AIM OF THE TASK:
Below this line is a listing that includes pictures. Copy exactly, and only, the lines from the one containing "Emit a web page" through the one containing "const legendSwatchY = [138, 219];"; the pictures do not go in the copy.
== == ==
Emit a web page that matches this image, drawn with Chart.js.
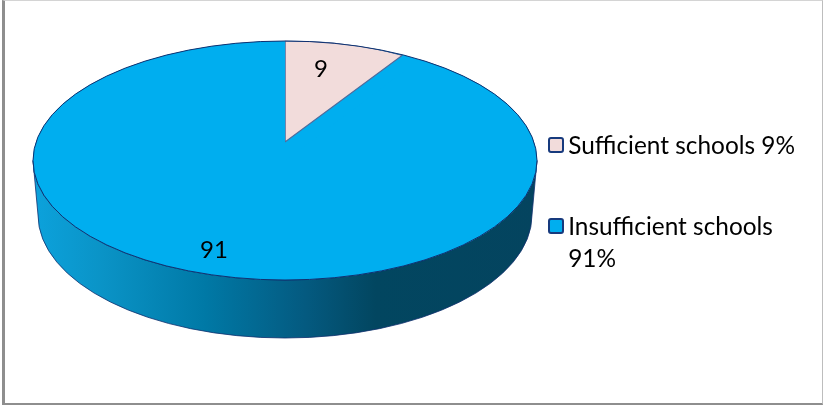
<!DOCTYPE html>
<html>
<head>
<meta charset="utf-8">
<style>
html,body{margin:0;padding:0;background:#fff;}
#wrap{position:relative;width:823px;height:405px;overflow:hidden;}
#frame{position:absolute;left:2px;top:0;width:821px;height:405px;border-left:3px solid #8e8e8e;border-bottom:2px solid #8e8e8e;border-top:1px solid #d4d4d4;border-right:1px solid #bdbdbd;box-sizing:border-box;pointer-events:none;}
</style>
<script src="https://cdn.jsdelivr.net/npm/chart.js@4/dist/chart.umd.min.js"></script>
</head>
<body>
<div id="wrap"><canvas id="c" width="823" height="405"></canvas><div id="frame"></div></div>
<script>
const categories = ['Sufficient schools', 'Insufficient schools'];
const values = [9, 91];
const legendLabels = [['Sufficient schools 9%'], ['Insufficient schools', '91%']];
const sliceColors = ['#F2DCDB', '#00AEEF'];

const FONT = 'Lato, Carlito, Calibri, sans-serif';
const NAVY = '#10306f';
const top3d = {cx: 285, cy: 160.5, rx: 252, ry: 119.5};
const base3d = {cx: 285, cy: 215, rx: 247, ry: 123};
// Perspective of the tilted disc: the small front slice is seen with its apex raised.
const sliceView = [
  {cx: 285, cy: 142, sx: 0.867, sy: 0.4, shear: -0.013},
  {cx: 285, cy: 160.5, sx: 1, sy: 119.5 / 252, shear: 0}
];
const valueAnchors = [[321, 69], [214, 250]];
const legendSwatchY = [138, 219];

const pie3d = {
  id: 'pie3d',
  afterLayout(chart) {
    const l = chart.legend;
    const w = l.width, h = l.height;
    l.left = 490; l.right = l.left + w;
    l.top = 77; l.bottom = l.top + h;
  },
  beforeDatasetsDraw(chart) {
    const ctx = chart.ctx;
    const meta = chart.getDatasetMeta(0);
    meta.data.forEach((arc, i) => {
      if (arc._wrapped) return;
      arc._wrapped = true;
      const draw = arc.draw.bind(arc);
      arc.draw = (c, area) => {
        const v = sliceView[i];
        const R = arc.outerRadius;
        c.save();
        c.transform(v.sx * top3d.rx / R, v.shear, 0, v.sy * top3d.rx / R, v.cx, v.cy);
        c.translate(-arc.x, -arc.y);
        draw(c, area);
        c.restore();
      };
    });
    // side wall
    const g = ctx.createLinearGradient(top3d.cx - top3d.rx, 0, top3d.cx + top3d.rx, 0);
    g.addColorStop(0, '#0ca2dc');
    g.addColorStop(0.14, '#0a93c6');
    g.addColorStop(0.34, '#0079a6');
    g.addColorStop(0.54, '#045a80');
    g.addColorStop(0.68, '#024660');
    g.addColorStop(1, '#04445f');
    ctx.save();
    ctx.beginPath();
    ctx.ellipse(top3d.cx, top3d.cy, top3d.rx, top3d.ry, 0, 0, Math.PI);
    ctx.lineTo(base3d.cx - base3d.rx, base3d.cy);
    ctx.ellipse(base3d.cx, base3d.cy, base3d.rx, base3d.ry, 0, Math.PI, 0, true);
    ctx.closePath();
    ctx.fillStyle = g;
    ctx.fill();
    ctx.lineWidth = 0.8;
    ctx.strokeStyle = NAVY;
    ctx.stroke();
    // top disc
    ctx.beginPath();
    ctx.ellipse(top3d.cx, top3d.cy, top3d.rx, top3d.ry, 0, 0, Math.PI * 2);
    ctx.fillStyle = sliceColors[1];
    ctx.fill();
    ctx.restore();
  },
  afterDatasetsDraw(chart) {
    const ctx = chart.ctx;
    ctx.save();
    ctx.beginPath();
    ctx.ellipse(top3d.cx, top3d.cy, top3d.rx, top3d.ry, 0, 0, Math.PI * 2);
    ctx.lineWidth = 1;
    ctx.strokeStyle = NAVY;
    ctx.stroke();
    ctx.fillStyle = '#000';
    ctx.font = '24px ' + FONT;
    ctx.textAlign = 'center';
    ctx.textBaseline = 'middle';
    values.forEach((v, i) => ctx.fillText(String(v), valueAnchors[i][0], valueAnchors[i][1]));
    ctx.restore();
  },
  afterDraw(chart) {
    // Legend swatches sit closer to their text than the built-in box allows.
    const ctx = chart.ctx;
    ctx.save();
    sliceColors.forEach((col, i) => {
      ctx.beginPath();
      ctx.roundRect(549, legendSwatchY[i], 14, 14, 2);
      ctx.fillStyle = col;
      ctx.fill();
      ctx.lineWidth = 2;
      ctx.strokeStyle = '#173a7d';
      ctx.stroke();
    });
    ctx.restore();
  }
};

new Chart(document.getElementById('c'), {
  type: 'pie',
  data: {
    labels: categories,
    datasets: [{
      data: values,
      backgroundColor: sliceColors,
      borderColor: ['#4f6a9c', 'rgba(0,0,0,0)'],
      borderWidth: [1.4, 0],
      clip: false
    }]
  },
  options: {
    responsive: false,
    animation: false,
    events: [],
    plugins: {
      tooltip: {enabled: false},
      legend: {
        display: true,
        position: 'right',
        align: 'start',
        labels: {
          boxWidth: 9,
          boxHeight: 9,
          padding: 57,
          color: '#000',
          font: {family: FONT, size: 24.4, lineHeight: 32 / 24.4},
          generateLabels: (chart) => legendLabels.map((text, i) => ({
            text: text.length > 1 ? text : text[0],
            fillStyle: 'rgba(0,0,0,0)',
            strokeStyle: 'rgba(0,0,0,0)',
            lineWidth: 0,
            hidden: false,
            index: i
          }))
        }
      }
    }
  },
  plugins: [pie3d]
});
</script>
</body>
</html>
== == ==
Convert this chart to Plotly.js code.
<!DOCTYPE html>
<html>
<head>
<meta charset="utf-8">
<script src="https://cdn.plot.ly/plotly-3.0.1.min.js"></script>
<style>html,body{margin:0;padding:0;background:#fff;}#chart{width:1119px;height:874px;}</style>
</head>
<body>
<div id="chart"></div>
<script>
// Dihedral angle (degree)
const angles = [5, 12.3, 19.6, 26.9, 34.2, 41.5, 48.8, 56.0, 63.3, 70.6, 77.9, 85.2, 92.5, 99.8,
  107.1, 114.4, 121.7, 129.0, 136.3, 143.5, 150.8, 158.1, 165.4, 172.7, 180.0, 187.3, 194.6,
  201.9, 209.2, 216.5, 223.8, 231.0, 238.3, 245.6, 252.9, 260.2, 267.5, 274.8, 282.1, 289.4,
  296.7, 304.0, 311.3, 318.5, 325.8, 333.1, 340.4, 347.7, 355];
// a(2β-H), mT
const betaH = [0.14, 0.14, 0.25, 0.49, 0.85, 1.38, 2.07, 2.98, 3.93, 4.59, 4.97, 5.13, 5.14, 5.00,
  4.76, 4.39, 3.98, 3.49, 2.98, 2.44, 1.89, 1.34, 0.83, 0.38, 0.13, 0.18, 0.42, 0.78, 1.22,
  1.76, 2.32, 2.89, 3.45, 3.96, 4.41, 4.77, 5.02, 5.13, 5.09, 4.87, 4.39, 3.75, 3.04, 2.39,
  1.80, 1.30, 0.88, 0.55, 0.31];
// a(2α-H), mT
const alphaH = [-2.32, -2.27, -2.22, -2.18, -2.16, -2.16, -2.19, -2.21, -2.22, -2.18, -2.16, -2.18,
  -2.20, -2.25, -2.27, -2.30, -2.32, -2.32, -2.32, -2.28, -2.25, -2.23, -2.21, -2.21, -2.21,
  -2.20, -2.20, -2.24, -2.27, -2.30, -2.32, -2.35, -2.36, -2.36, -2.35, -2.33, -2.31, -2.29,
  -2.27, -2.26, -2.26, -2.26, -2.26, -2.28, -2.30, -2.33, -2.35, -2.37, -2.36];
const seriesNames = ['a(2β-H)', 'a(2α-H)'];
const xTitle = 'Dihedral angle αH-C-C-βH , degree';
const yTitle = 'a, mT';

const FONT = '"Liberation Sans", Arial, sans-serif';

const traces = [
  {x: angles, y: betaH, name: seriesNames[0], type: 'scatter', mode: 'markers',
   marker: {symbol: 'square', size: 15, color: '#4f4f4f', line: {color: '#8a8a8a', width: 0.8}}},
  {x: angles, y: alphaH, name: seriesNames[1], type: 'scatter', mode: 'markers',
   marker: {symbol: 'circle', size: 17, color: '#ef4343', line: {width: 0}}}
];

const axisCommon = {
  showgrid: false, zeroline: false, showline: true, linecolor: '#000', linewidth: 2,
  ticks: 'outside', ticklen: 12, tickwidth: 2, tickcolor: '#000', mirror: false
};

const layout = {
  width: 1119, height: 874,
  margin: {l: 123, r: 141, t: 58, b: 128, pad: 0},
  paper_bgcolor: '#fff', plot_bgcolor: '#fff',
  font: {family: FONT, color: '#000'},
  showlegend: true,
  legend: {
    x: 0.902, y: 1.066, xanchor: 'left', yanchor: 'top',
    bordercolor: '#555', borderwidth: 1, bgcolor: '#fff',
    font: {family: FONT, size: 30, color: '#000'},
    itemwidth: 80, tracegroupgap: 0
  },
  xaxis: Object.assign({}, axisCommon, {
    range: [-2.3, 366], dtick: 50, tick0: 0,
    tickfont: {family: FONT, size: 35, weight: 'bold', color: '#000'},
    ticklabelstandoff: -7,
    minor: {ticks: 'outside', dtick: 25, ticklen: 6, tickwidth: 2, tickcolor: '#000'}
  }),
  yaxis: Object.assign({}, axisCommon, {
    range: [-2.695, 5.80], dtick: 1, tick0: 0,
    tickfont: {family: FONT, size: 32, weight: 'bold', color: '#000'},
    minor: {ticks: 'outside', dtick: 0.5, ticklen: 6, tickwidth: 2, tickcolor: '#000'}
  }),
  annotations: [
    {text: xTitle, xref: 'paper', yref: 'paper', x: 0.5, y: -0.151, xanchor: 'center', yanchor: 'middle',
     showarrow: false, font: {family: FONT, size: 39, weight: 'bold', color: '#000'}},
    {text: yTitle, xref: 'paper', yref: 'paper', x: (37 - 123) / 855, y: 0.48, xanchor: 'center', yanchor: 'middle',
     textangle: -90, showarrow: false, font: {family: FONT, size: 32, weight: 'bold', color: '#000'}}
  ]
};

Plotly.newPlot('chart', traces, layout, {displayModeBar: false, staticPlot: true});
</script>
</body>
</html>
== == ==
EXPECTED OUTPUT:
Emit a web page that matches this image, drawn with Chart.js.
<!DOCTYPE html>
<html>
<head>
<meta charset="utf-8">
<style>
html,body{margin:0;padding:0;background:#fff;}
#wrap{position:relative;width:823px;height:405px;overflow:hidden;}
#frame{position:absolute;left:2px;top:0;width:821px;height:405px;border-left:3px solid #8e8e8e;border-bottom:2px solid #8e8e8e;border-top:1px solid #d4d4d4;border-right:1px solid #bdbdbd;box-sizing:border-box;pointer-events:none;}
</style>
<script src="https://cdn.jsdelivr.net/npm/chart.js@4/dist/chart.umd.min.js"></script>
</head>
<body>
<div id="wrap"><canvas id="c" width="823" height="405"></canvas><div id="frame"></div></div>
<script>
const categories = ['Sufficient schools', 'Insufficient schools'];
const values = [9, 91];
const legendLabels = [['Sufficient schools 9%'], ['Insufficient schools', '91%']];
const sliceColors = ['#F2DCDB', '#00AEEF'];

const FONT = 'Lato, Carlito, Calibri, sans-serif';
const NAVY = '#10306f';
const top3d = {cx: 285, cy: 160.5, rx: 252, ry: 119.5};
const base3d = {cx: 285, cy: 215, rx: 247, ry: 123};
// Perspective of the tilted disc: the small front slice is seen with its apex raised.
const sliceView = [
  {cx: 285, cy: 142, sx: 0.867, sy: 0.4, shear: -0.013},
  {cx: 285, cy: 160.5, sx: 1, sy: 119.5 / 252, shear: 0}
];
const valueAnchors = [[321, 69], [214, 250]];
const legendSwatchY = [138, 219];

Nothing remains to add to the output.